=== Provided records ===

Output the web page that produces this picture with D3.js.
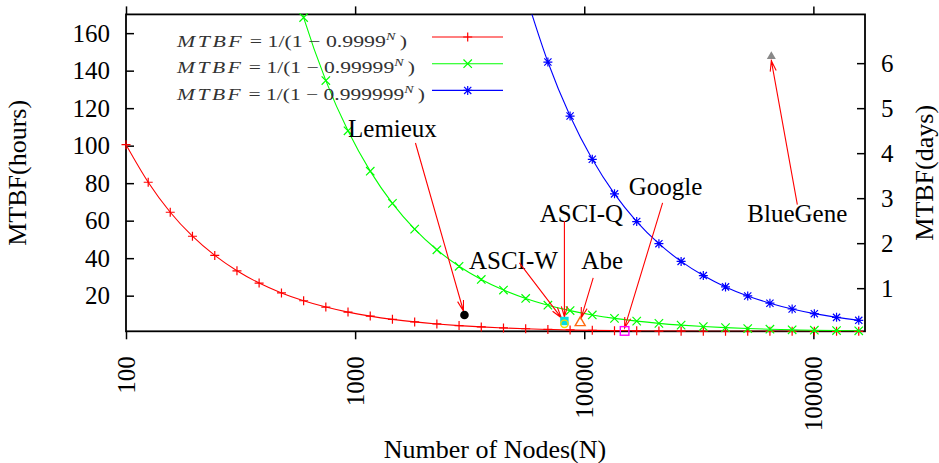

===
=== Provided records ===

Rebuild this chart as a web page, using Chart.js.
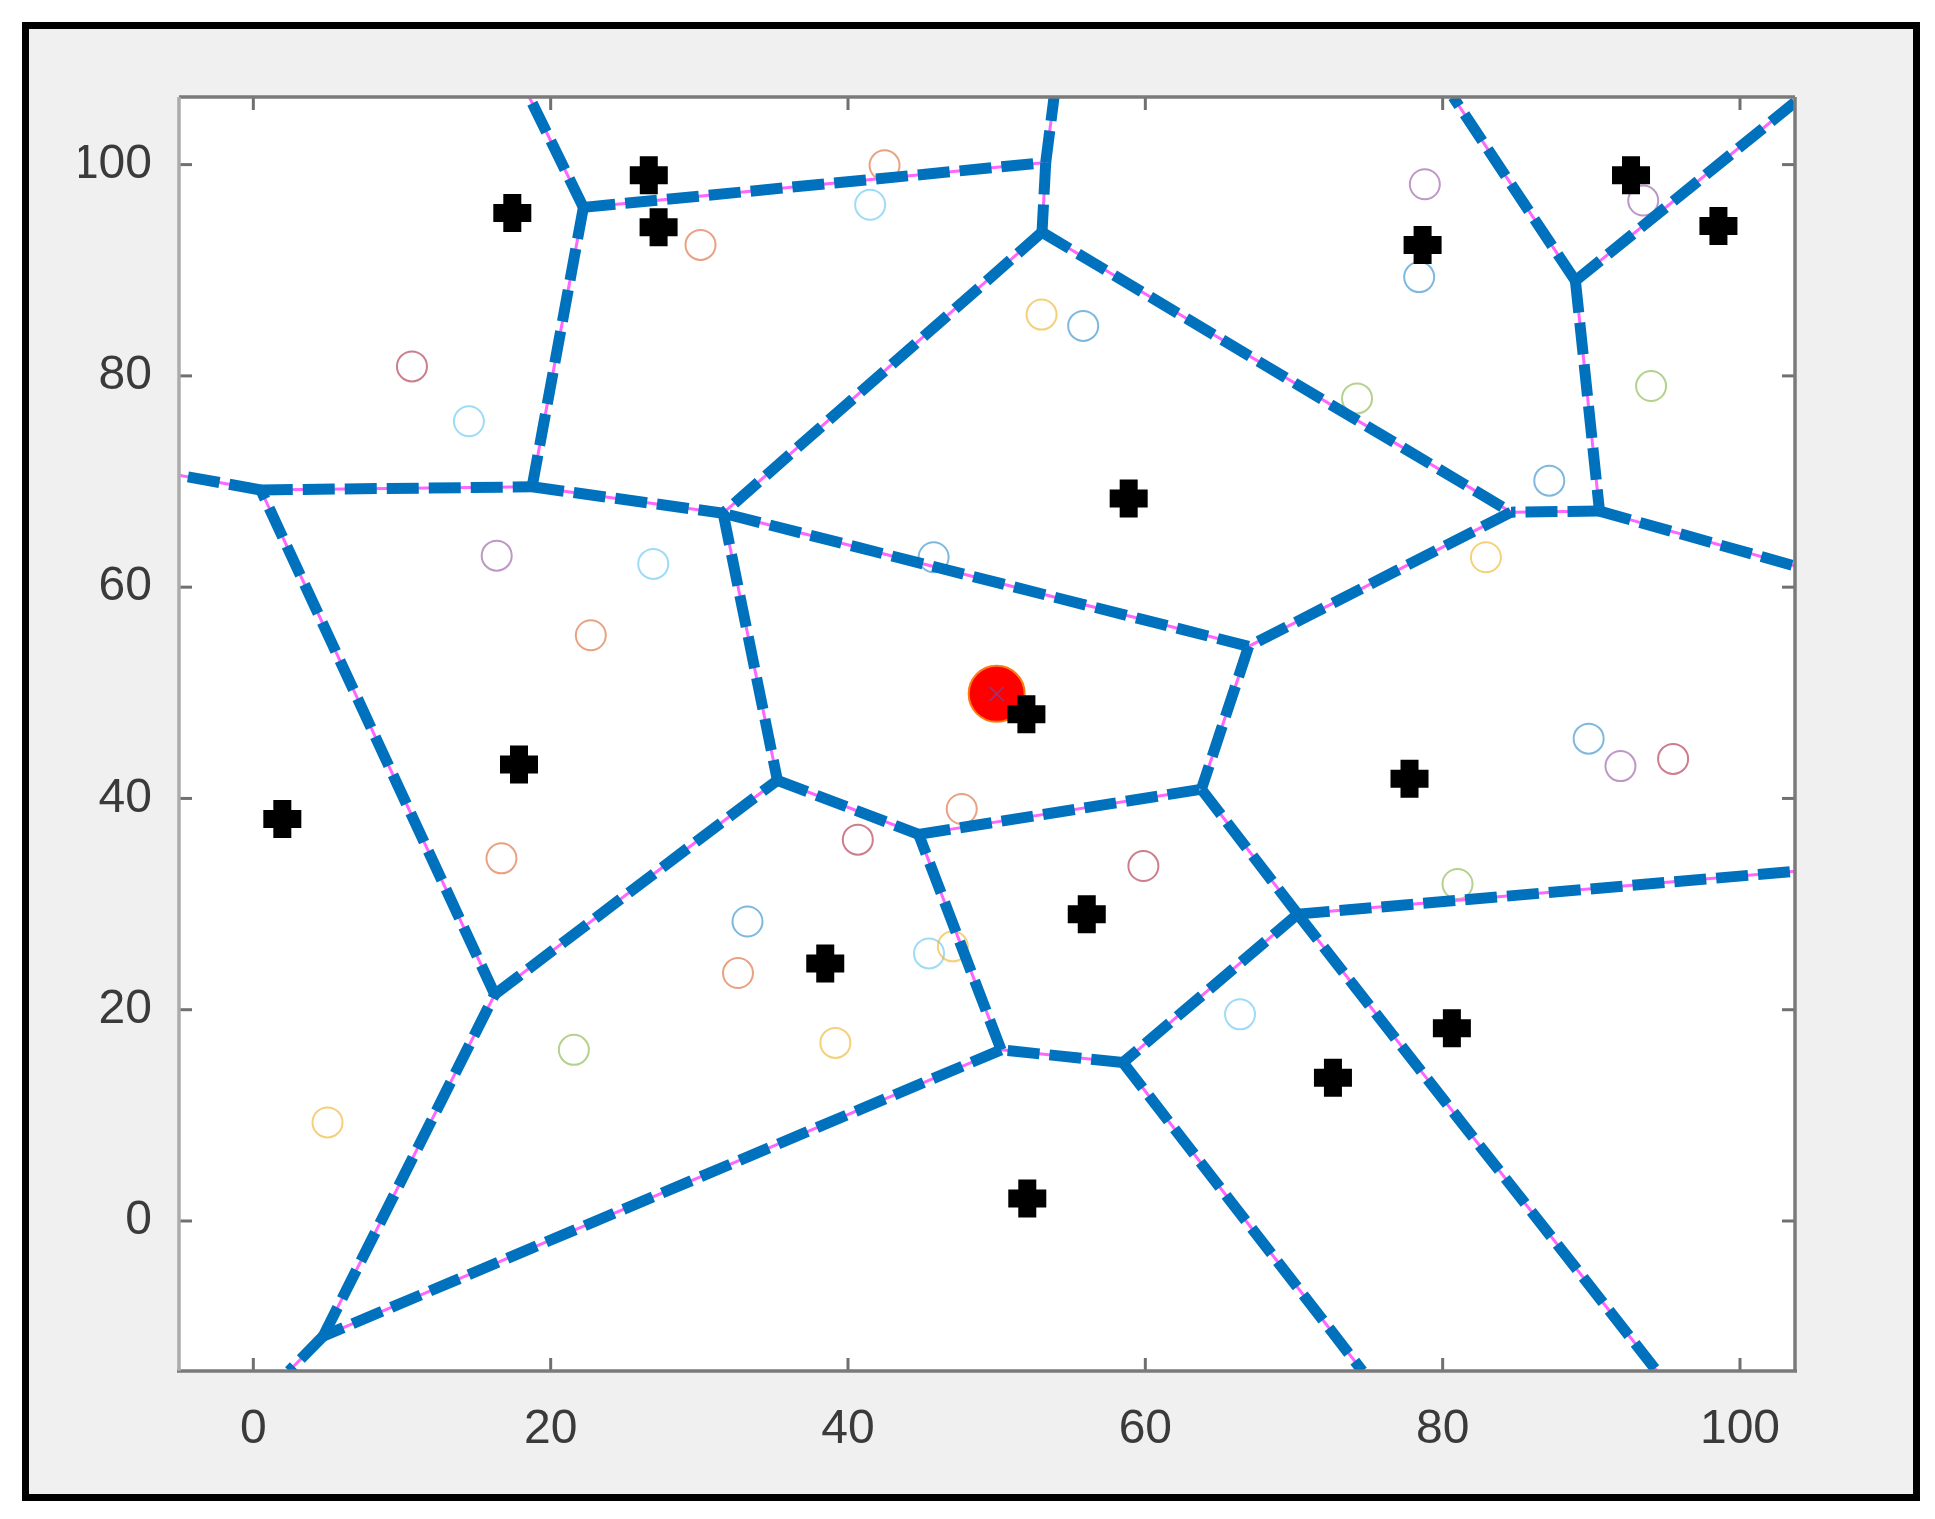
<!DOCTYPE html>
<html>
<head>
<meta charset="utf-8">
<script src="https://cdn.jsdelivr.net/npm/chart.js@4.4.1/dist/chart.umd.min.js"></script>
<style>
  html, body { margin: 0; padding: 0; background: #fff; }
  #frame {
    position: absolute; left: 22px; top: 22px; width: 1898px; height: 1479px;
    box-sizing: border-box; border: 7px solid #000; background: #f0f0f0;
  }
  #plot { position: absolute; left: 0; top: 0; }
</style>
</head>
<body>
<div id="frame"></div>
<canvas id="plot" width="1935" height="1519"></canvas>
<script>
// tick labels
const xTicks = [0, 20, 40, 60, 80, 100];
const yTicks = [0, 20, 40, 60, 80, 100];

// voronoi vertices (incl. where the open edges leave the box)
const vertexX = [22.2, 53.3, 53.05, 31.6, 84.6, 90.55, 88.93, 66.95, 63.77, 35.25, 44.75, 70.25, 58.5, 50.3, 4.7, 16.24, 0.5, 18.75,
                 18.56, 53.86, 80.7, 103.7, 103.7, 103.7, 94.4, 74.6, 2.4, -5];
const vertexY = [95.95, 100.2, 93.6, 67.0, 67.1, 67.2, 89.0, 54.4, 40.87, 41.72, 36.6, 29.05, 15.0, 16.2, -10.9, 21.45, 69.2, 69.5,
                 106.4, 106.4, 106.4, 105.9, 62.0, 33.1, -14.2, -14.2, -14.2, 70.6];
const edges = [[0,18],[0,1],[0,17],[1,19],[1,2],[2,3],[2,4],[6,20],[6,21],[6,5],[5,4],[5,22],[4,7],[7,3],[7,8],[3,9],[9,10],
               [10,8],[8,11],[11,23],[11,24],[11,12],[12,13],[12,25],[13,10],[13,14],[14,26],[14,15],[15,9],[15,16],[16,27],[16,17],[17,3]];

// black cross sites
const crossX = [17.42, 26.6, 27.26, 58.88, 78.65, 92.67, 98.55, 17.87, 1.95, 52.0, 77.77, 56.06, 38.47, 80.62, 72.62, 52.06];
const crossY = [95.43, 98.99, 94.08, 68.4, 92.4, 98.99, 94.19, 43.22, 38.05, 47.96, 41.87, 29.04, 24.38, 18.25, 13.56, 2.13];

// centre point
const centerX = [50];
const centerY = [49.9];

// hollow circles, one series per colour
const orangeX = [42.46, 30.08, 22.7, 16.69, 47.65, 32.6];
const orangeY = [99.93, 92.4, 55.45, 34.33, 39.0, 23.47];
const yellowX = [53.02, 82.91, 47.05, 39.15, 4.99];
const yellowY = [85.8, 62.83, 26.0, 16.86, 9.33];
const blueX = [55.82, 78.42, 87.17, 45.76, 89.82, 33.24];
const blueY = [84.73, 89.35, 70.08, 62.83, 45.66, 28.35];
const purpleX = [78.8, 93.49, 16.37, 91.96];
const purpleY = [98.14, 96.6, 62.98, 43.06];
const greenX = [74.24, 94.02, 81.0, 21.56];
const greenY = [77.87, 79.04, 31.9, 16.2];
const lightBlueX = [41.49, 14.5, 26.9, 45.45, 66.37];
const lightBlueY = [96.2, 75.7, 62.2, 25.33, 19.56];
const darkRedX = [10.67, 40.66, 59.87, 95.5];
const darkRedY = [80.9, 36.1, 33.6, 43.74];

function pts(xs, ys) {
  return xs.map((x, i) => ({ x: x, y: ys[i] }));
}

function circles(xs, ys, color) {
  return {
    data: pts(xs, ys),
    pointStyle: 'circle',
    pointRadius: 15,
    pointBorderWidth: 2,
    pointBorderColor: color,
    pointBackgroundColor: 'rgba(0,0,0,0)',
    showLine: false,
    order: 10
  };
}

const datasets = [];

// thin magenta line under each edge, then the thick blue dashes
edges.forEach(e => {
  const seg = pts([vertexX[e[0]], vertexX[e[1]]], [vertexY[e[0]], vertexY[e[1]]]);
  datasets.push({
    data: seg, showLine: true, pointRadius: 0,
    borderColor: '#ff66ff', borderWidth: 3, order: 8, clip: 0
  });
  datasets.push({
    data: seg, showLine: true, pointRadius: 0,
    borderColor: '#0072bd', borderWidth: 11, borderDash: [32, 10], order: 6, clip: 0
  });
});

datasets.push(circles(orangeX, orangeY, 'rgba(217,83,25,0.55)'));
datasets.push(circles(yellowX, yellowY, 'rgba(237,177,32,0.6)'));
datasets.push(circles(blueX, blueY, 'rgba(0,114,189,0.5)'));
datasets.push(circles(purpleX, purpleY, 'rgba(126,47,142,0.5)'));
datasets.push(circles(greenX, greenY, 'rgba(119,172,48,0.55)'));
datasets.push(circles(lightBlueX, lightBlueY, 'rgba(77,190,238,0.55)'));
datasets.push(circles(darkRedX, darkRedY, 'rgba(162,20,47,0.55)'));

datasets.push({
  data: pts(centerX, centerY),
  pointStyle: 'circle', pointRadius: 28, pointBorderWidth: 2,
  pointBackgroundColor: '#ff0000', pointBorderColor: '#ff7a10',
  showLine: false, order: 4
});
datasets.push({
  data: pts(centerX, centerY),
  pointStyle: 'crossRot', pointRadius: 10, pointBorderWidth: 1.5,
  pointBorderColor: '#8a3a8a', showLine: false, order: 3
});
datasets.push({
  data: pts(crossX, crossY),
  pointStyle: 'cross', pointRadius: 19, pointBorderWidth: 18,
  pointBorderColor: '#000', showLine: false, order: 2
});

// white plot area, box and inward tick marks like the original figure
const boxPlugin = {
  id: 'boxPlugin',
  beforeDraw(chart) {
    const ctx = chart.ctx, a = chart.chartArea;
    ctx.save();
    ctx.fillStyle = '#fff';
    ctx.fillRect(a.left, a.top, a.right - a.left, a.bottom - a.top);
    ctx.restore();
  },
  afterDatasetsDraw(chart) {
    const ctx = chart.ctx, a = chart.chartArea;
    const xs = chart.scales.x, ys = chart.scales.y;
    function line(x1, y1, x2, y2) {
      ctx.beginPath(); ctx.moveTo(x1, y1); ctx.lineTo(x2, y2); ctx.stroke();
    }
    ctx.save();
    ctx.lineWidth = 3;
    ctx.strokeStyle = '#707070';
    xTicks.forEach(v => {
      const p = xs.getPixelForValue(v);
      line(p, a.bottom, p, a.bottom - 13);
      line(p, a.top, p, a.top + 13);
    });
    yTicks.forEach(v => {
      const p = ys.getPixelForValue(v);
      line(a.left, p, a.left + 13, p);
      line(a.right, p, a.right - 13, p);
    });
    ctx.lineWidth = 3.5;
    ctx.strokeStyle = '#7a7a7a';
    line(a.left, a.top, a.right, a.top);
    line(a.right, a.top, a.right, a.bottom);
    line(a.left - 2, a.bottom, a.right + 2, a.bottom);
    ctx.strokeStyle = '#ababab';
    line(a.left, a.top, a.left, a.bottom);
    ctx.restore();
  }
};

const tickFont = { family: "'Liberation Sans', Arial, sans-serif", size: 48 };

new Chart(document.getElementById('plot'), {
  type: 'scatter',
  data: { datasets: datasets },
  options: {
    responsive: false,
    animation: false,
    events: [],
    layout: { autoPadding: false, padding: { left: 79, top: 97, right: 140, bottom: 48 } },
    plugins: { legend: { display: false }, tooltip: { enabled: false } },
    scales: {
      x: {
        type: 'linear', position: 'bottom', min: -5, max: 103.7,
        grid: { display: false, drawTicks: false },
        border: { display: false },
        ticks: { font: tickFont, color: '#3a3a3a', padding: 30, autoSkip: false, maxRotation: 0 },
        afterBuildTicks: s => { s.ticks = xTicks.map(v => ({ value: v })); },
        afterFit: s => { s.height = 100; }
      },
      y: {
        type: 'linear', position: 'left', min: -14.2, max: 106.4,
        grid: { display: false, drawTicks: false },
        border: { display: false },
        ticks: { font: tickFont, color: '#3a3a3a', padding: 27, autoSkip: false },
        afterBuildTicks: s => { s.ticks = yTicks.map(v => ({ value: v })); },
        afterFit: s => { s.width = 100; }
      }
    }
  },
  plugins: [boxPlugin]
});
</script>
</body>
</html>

===
=== Provided records ===

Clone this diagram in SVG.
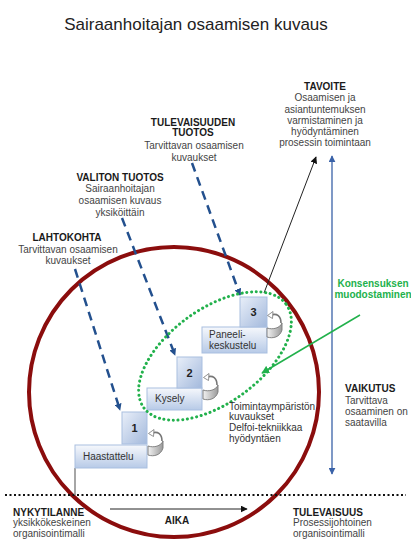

===

(Brief): Leaving the pictures out, write out exactly the lines from the line containing "Rebuild this chart" through the line containing "const centerY = [49.9];", both included.

(Result for this task):
Rebuild this chart as a web page, using Chart.js.
<!DOCTYPE html>
<html>
<head>
<meta charset="utf-8">
<script src="https://cdn.jsdelivr.net/npm/chart.js@4.4.1/dist/chart.umd.min.js"></script>
<style>
  html, body { margin: 0; padding: 0; background: #fff; }
  #frame {
    position: absolute; left: 22px; top: 22px; width: 1898px; height: 1479px;
    box-sizing: border-box; border: 7px solid #000; background: #f0f0f0;
  }
  #plot { position: absolute; left: 0; top: 0; }
</style>
</head>
<body>
<div id="frame"></div>
<canvas id="plot" width="1935" height="1519"></canvas>
<script>
// tick labels
const xTicks = [0, 20, 40, 60, 80, 100];
const yTicks = [0, 20, 40, 60, 80, 100];

// voronoi vertices (incl. where the open edges leave the box)
const vertexX = [22.2, 53.3, 53.05, 31.6, 84.6, 90.55, 88.93, 66.95, 63.77, 35.25, 44.75, 70.25, 58.5, 50.3, 4.7, 16.24, 0.5, 18.75,
                 18.56, 53.86, 80.7, 103.7, 103.7, 103.7, 94.4, 74.6, 2.4, -5];
const vertexY = [95.95, 100.2, 93.6, 67.0, 67.1, 67.2, 89.0, 54.4, 40.87, 41.72, 36.6, 29.05, 15.0, 16.2, -10.9, 21.45, 69.2, 69.5,
                 106.4, 106.4, 106.4, 105.9, 62.0, 33.1, -14.2, -14.2, -14.2, 70.6];
const edges = [[0,18],[0,1],[0,17],[1,19],[1,2],[2,3],[2,4],[6,20],[6,21],[6,5],[5,4],[5,22],[4,7],[7,3],[7,8],[3,9],[9,10],
               [10,8],[8,11],[11,23],[11,24],[11,12],[12,13],[12,25],[13,10],[13,14],[14,26],[14,15],[15,9],[15,16],[16,27],[16,17],[17,3]];

// black cross sites
const crossX = [17.42, 26.6, 27.26, 58.88, 78.65, 92.67, 98.55, 17.87, 1.95, 52.0, 77.77, 56.06, 38.47, 80.62, 72.62, 52.06];
const crossY = [95.43, 98.99, 94.08, 68.4, 92.4, 98.99, 94.19, 43.22, 38.05, 47.96, 41.87, 29.04, 24.38, 18.25, 13.56, 2.13];

// centre point
const centerX = [50];
const centerY = [49.9];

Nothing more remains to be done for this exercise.